• **EXERCISE PROMPT**:
Beneath this line are entries. Copy the range from the line with "Convert this chart to Plotly code." to the line with "from plotly.subplots import make_subplots", ends included, exactly; leave pictures out.

(Stored records)
|---|
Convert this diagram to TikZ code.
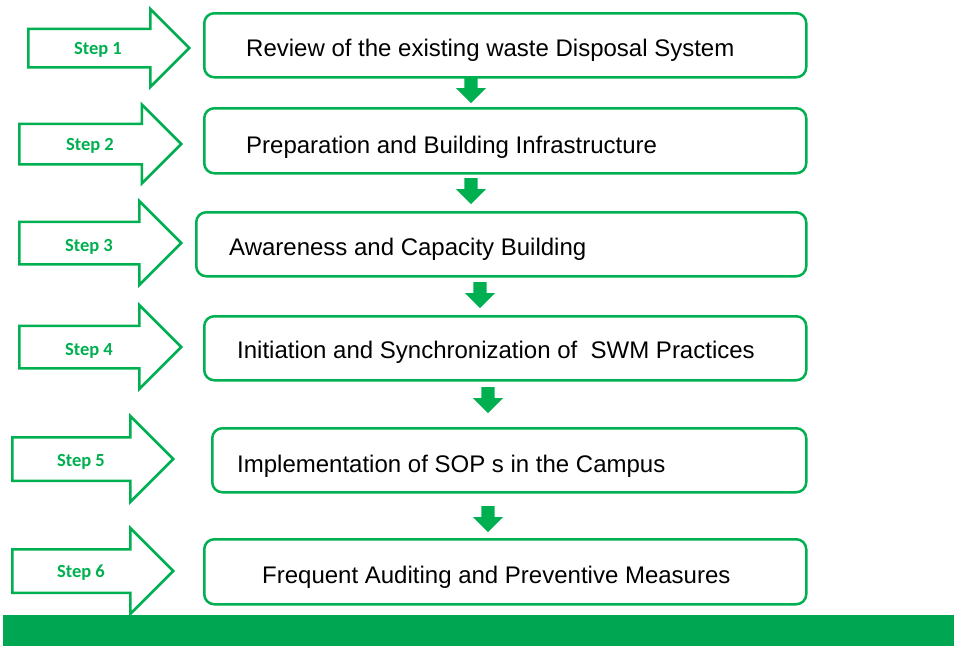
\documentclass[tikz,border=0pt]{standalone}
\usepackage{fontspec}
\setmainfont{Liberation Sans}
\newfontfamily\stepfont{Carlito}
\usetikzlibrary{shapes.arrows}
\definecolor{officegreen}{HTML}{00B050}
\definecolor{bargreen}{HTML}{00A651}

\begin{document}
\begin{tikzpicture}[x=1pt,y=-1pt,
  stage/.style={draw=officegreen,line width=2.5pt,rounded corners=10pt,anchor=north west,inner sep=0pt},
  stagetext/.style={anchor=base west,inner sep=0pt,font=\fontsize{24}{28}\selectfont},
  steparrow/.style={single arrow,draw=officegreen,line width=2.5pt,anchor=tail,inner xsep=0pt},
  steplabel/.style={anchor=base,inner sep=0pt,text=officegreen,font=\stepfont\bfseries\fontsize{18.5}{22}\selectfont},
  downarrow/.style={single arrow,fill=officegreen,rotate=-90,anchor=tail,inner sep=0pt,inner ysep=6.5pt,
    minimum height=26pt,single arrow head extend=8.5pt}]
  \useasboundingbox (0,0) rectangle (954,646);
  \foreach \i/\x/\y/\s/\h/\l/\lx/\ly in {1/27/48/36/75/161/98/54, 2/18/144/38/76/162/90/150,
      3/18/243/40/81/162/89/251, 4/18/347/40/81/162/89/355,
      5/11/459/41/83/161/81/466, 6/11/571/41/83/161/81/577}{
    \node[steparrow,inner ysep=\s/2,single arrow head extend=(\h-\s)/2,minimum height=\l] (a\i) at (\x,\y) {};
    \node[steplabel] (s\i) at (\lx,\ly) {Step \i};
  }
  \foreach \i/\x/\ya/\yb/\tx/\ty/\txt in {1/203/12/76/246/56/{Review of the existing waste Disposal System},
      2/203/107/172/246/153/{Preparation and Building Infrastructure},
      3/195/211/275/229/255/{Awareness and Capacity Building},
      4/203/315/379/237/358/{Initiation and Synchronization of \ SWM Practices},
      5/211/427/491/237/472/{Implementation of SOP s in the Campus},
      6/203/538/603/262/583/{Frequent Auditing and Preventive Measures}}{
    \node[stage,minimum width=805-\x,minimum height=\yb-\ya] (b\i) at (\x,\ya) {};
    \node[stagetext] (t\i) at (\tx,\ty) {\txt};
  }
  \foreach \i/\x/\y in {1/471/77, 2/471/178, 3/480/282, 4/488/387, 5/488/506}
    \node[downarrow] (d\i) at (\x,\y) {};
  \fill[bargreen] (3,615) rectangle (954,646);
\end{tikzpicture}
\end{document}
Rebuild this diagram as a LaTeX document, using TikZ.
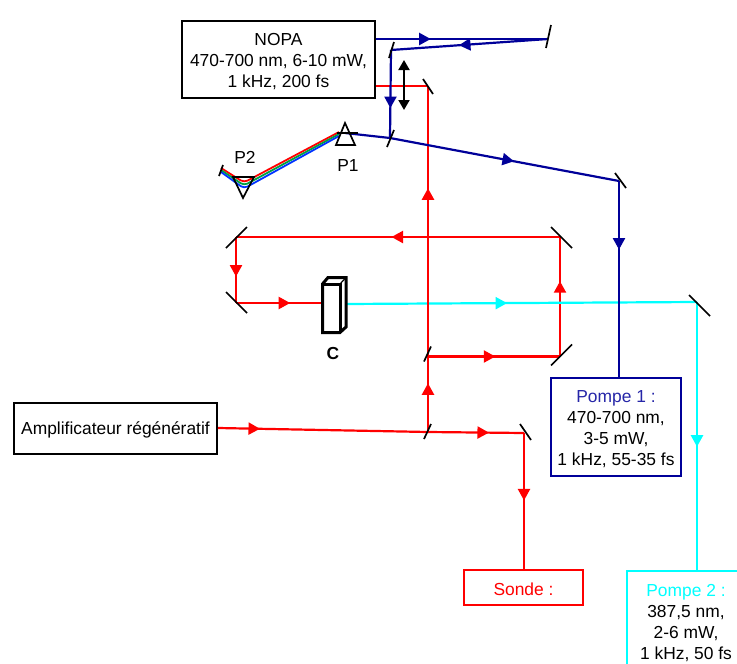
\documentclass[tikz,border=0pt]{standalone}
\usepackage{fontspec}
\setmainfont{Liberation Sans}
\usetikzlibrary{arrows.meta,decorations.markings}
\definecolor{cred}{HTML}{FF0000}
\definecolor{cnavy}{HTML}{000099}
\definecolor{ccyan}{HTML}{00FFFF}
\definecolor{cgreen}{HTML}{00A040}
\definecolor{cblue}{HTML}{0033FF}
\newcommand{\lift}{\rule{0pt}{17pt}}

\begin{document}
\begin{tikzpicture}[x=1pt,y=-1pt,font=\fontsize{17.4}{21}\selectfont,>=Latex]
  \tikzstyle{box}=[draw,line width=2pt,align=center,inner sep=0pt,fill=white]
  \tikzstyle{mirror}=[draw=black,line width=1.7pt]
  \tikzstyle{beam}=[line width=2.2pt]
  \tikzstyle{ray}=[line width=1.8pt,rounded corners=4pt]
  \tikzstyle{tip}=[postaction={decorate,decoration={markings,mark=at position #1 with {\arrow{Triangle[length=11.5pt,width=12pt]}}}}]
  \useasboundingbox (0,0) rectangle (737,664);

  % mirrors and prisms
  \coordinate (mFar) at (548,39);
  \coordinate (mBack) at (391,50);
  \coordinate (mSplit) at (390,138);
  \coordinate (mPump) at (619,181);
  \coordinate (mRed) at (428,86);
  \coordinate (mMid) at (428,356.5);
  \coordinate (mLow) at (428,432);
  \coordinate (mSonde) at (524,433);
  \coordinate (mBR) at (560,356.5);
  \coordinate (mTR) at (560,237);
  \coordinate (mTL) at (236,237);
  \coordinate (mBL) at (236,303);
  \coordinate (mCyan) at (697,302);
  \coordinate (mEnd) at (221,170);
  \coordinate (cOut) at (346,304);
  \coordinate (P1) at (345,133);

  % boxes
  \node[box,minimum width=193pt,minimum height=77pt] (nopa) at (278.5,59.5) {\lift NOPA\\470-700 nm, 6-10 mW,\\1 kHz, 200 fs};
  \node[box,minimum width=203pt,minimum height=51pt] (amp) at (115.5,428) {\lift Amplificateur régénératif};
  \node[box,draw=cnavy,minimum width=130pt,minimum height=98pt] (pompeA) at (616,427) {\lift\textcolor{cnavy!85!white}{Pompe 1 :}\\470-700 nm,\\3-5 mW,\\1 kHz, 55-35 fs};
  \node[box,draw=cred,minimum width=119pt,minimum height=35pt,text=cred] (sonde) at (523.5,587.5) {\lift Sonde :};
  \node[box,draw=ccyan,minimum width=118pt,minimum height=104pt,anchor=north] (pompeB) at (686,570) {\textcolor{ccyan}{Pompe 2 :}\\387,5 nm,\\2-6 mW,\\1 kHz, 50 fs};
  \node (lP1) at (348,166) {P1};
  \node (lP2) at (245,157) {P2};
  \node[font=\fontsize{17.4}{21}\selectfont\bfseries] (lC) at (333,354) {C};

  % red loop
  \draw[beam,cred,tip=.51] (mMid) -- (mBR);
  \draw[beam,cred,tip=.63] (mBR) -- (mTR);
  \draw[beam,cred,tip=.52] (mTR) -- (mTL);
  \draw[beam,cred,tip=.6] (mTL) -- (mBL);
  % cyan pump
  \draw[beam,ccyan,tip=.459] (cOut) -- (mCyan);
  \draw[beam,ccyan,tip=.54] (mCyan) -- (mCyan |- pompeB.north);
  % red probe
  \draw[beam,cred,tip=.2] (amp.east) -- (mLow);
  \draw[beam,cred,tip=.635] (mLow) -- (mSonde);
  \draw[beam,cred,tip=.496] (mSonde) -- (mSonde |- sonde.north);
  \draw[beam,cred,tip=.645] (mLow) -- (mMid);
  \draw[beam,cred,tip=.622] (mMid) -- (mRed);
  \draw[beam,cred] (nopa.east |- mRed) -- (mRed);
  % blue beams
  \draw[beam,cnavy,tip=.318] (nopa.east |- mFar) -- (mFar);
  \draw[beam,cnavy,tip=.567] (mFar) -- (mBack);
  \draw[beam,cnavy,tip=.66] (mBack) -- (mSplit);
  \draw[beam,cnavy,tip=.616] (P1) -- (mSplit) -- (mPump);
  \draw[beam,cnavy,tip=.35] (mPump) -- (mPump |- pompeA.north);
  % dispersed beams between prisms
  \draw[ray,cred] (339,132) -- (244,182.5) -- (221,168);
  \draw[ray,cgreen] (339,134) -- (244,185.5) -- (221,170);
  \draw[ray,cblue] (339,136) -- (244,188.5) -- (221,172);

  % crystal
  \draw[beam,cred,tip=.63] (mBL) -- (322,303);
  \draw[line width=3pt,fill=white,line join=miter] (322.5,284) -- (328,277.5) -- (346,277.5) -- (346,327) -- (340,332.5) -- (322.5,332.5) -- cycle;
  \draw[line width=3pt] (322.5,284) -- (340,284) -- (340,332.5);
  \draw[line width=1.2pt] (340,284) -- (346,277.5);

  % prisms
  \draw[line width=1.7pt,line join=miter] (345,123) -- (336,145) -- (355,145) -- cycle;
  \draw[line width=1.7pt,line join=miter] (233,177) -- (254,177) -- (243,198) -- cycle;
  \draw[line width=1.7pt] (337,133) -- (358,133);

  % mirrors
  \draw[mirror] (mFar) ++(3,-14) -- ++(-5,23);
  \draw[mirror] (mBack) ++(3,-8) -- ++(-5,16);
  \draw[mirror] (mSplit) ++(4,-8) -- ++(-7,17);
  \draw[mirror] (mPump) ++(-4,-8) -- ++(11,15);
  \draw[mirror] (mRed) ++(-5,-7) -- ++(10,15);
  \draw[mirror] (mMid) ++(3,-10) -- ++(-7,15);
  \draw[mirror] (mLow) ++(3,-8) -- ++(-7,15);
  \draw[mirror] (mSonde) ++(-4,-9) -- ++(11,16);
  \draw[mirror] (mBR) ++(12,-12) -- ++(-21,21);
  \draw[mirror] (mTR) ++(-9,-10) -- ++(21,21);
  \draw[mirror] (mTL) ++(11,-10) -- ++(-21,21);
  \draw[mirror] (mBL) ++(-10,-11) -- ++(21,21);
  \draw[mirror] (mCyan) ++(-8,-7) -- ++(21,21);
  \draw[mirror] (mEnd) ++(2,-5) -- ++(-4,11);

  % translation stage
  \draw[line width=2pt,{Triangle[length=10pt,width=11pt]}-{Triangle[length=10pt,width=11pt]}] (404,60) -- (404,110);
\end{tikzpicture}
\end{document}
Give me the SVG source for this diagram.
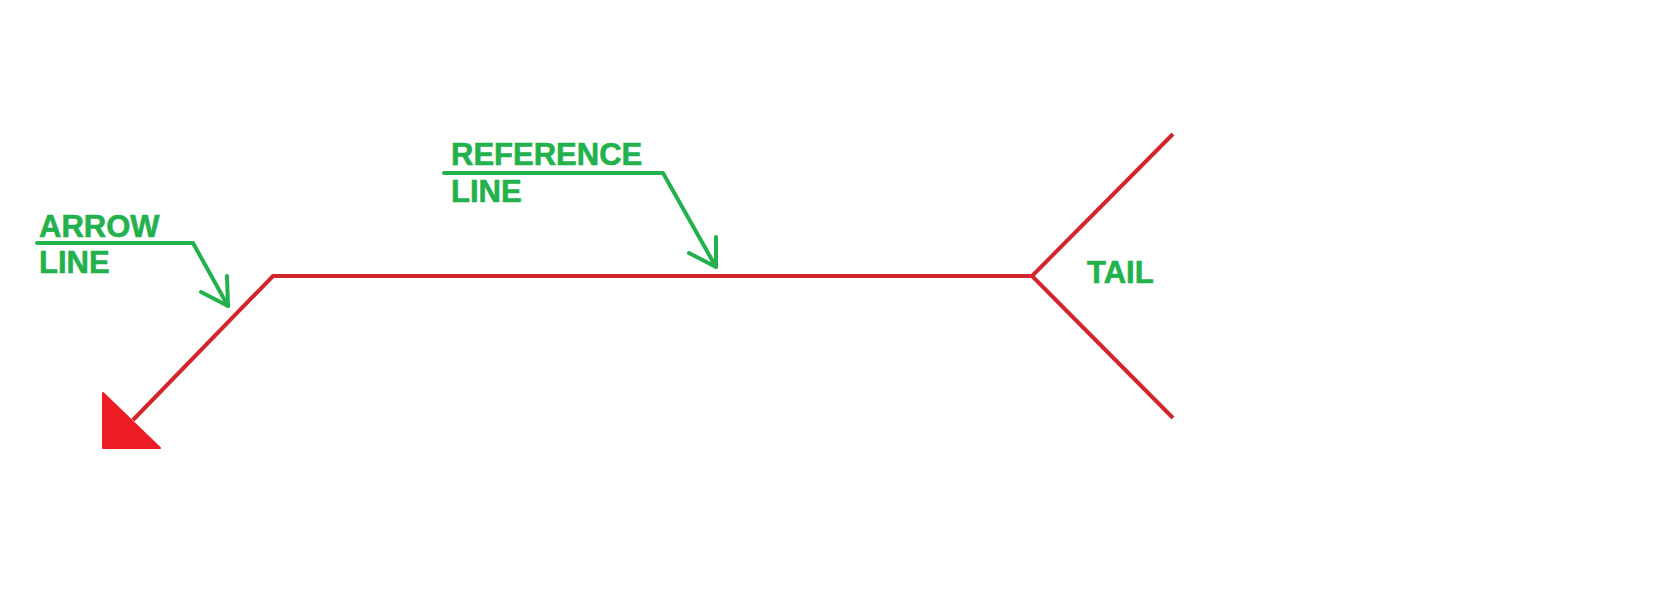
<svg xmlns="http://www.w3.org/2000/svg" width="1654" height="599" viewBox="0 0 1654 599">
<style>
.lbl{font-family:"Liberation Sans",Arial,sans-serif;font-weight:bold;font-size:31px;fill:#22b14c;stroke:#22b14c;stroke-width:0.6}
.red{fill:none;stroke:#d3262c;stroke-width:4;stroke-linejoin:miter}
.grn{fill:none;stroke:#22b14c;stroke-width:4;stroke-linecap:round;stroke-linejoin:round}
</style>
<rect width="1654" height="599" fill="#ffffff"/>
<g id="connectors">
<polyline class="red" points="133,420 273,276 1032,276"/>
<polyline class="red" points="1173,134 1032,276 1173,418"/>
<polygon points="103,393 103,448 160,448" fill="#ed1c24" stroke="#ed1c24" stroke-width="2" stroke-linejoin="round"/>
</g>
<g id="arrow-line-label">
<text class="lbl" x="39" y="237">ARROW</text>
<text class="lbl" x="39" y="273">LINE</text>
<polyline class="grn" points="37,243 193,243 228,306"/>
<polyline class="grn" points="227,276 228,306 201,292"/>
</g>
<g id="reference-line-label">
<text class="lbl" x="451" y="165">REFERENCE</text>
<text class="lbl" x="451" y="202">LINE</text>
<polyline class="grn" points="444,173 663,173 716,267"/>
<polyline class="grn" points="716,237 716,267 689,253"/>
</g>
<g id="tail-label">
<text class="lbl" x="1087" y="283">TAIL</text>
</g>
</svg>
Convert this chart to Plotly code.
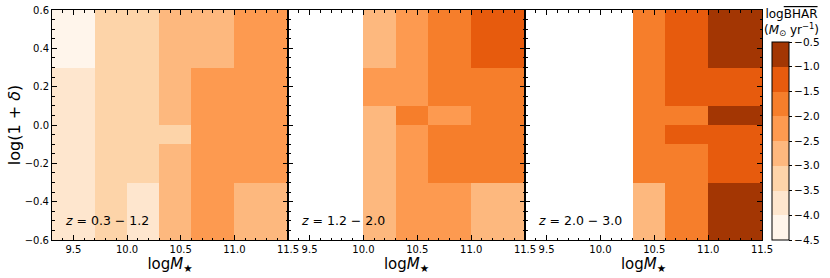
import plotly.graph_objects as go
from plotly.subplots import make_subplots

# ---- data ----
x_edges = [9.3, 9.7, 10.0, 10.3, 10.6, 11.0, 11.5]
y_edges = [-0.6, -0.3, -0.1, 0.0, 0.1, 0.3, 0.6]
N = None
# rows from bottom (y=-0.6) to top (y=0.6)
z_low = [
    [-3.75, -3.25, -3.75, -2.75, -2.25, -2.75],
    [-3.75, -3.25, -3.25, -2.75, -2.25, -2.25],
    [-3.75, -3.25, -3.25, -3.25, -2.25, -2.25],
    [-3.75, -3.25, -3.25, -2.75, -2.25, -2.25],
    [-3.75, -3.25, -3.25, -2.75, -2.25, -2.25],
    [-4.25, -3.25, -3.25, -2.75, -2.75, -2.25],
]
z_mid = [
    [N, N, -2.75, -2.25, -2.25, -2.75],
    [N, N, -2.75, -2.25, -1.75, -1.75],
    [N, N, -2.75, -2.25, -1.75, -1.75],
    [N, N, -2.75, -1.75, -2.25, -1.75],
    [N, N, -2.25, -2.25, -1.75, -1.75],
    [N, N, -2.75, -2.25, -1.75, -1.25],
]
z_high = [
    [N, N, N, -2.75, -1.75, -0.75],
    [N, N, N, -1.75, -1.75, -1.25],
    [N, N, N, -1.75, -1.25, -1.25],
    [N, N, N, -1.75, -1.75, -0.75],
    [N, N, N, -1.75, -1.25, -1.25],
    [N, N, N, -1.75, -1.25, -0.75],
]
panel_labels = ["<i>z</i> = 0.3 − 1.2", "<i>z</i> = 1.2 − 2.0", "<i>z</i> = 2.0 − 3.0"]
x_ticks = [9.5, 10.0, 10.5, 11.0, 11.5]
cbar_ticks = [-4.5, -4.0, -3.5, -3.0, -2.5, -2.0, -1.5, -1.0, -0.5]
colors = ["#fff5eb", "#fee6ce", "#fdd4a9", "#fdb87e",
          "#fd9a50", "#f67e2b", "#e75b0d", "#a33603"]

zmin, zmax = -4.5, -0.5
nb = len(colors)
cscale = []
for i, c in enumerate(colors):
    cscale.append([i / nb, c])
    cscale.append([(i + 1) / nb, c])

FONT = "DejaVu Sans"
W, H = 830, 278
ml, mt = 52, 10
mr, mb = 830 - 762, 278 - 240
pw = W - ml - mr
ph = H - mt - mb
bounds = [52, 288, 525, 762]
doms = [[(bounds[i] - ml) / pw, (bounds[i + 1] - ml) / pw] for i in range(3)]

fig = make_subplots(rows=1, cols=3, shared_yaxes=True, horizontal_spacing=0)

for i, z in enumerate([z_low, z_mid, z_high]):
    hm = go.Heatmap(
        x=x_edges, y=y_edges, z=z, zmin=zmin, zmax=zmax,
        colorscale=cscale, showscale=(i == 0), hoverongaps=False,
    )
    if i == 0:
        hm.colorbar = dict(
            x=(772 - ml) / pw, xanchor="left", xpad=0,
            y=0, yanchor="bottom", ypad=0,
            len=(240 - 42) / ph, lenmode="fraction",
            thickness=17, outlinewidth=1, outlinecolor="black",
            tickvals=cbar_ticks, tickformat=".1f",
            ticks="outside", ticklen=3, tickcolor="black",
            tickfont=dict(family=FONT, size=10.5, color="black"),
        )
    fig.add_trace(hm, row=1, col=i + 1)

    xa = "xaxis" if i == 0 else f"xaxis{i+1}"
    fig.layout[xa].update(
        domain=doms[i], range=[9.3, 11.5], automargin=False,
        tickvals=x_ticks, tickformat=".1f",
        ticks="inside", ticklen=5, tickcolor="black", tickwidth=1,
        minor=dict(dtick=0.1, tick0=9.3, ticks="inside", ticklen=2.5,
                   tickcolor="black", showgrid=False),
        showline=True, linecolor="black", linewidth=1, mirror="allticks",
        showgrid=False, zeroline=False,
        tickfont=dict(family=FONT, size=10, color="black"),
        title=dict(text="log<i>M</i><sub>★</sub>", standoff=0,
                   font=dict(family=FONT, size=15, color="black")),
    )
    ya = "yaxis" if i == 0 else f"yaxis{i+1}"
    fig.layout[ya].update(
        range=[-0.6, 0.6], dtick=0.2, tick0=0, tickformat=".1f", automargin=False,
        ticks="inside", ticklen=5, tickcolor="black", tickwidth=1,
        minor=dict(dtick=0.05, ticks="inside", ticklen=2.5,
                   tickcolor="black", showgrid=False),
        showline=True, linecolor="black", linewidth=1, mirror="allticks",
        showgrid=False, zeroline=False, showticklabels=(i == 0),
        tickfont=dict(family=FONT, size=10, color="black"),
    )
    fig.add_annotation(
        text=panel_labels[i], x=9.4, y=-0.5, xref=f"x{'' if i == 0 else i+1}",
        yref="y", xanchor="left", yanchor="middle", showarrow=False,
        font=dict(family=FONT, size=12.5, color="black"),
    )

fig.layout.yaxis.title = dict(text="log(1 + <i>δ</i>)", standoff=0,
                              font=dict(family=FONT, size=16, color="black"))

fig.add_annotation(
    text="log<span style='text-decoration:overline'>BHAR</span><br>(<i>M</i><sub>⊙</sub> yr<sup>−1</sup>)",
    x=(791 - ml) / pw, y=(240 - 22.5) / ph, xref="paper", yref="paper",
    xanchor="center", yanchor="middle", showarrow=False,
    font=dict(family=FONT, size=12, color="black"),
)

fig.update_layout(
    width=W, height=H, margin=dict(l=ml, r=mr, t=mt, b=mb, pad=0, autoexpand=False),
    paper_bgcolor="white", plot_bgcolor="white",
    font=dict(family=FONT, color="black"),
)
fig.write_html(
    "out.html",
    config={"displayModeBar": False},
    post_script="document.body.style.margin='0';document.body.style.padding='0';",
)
|---|
• **EXERCISE RESPONSE**:
Convert this chart to Plotly code.
import plotly.graph_objects as go
from plotly.subplots import make_subplots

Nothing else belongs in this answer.